We begin to notice that leaning into strategy inhibits the physiology of birth. This is what I mean by empowering birth isn’t about options, but relationship. The beneficial relationship which offers being present, observing and sometimes suggesting, but from a rhythm with the labor, not the mental gymnastics necessary to show others on the birth team you are ready when that emergency occurs. That’s the electrical charge we want in a sports team member, not a birth team member. Readiness is there, of course, but is not charging the emotional presence in the room. The expectation is for emergence, not emergency.

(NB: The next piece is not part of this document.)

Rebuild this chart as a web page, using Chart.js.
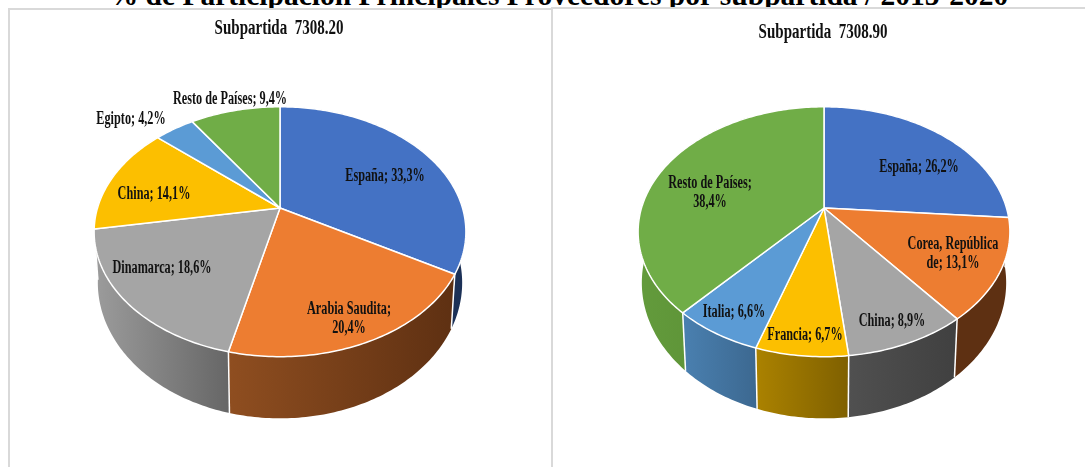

A quiet continuous presence allows energetic or emotional opportunity for the birth giver to respond to their own body signals, and therefore their needs (and thereby reducing the number of emergencies wherein a strategy for immediate solutions does require more directive management). It’s not about what we know for the birthing person, but rather how what we know integrates with who we are. This is felt by sensitive people like those who are giving birth and being born.

 

Preparation in Pregnancy

Does back labor beg for help? Preparation in pregnancy is where to start. Practice a move, a breath, a technique while nurturing confidence. We can keep explanations for why we prepare based on desired outcome. “The Sidelying Release helps baby rotate and slip out with less effort.” Comfort techniques can prepare the mind better as we note how they address the signals in the body. Tight breathing? Not getting a full breath? How is the breath after SLR?

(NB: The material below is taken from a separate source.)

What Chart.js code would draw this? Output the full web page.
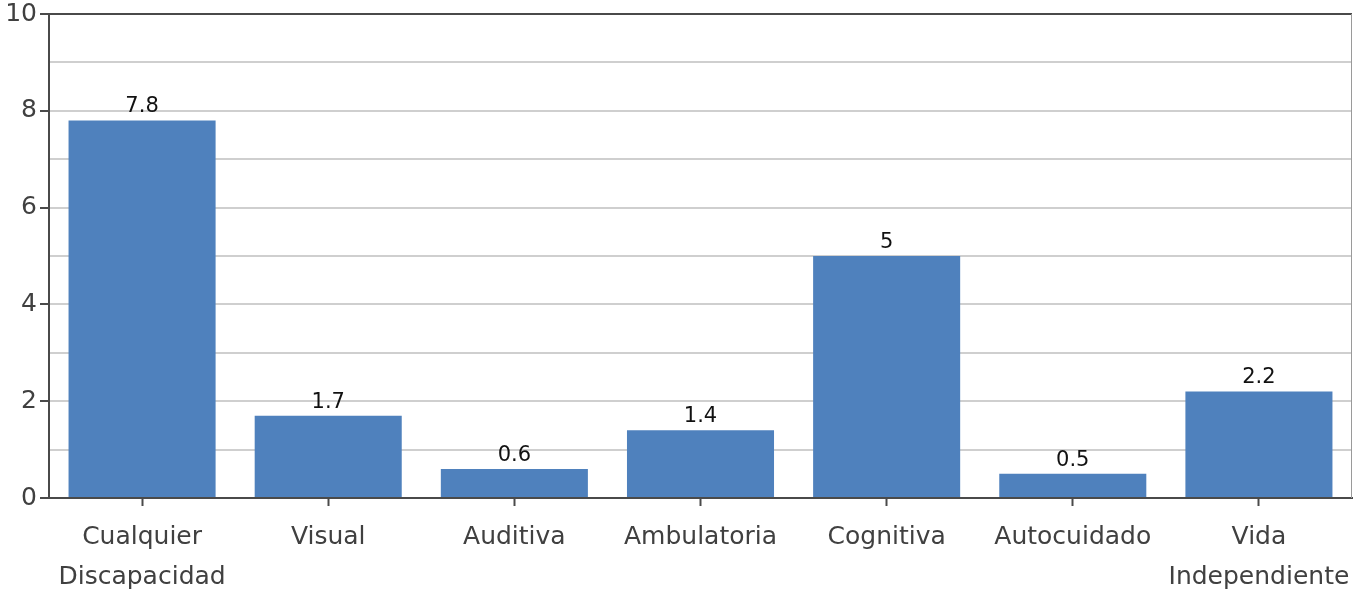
<!DOCTYPE html>
<html><head><meta charset="utf-8">
<script src="https://cdn.jsdelivr.net/npm/chart.js@4.4.1/dist/chart.umd.min.js"></script>
<style>html,body{margin:0;padding:0;background:#fff;}#wrap{width:1353px;height:592px;}</style>
</head><body><div id="wrap"><canvas id="c" width="1353" height="592"></canvas></div>
<script>
const categories = [["Cualquier","Discapacidad"],"Visual","Auditiva","Ambulatoria","Cognitiva","Autocuidado",["Vida","Independiente"]];
const values = [7.8, 1.7, 0.6, 1.4, 5, 0.5, 2.2];
const yMin = 0, yMax = 10, yStep = 1;

const frame = {
  id: 'frame',
  afterDraw(chart) {
    const {ctx, chartArea: a} = chart;
    ctx.save();
    ctx.strokeStyle = '#4a4a4a'; ctx.lineWidth = 2;
    ctx.beginPath(); ctx.moveTo(a.left, a.top); ctx.lineTo(a.right, a.top); ctx.stroke();
    ctx.strokeStyle = '#9a9a9a'; ctx.lineWidth = 1;
    ctx.beginPath(); ctx.moveTo(a.right - 0.5, a.top); ctx.lineTo(a.right - 0.5, a.bottom); ctx.stroke();
    // value labels
    ctx.fillStyle = '#111'; ctx.font = '21px "DejaVu Sans"';
    ctx.textAlign = 'center'; ctx.textBaseline = 'bottom';
    chart.getDatasetMeta(0).data.forEach((bar, i) => {
      ctx.fillText(String(values[i]), bar.x, bar.y - 3);
    });
    ctx.restore();
  }
};

new Chart(document.getElementById('c'), {
  type: 'bar',
  data: { labels: categories, datasets: [{ data: values, backgroundColor: '#4f81bd', barPercentage: 0.79, categoryPercentage: 1 }] },
  options: {
    responsive: false, animation: false, devicePixelRatio: 1,
    layout: { padding: { top: 14, right: 1, left: 0, bottom: 0 } },
    plugins: { legend: { display: false }, tooltip: { enabled: false } },
    scales: {
      x: {
        grid: { display: true, drawOnChartArea: false, offset: false, tickLength: 8, tickColor: '#4a4a4a', tickWidth: 2 },
        border: { color: '#4a4a4a', width: 2 },
        ticks: { color: '#404040', font: { family: 'DejaVu Sans', size: 25, lineHeight: 1.6 }, padding: 11, maxRotation: 0, autoSkip: false },
        afterFit(s) { s.height = 94; s.paddingLeft = 0; s.paddingRight = 0; }
      },
      y: {
        min: yMin, max: yMax,
        grid: { color: ctx => ctx.tick && ctx.tick.value === yMax ? 'rgba(0,0,0,0)' : '#cfcfcf', lineWidth: 2, tickLength: 9,
                tickColor: ctx => ctx.tick && ctx.tick.value % 2 === 0 ? '#4a4a4a' : 'rgba(0,0,0,0)', tickWidth: 2 },
        border: { color: '#4a4a4a', width: 2 },
        ticks: { stepSize: yStep, color: '#404040', font: { family: 'DejaVu Sans', size: 25 }, padding: 3,
                 callback: v => v % 2 === 0 ? String(v) : '' },
        afterFit(s) { s.width = 49; s.paddingTop = 0; s.paddingBottom = 0; }
      }
    }
  },
  plugins: [frame]
});
</script></body></html>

What does a clenched belly mean? How is the belly after breathing more deeply? After a psoas release? Do we have a tension in our chest reflecting grief that we can’t feel our worth if they don’t try something we offer? We address that separately. In our care we ask, “Are they being heard?” “Is their body being heard?” “And how are we showing we are listening?” Soo Downe and research colleagues found value in a woman’s embodied experience of birth and being heard.

 

Being Present

Our bodies are our teachers and being present is how we hear the lesson. Leading without presence of being misses the becoming that birth brings for mother and child. We care less about cooperation and begin to hear better. We care less about getting them to hear us and what we can do for them, and begin to simply breathe in what their body signals are saying. We observe, and when appropriate, reflect to them how our suggestion is indeed a response to what they feel in their body, what they define as a need. We move with their message. With a little practice we sync up and reduce the incoherence – the “I can’t hear us” effect of having our own agenda.

 

References

Evidence Based Birth on the Continuous Presence of the Doula

Downe, S., Finlayson, K., Oladapo, O., Bonet, M., & Gülmezoglu, A. M. (2018). What matters to women during childbirth: a systematic qualitative review. PloS one, 13(4), e0194906.

Ghorashi, H., Davis, K., & Smets, P. (2018). epilogue: reflections on Belonging, otherness and the possibilities of Friendship. Contested Belonging: Spaces, Practices, Biographies, 379.

Grohol, John, Become a Better Listener

Klaus, Phyllis, Active (Reflective) Listening Handout

Wubbolding, R. E. (2005). The Power of Belonging. International Journal of Reality Therapy, 24(2).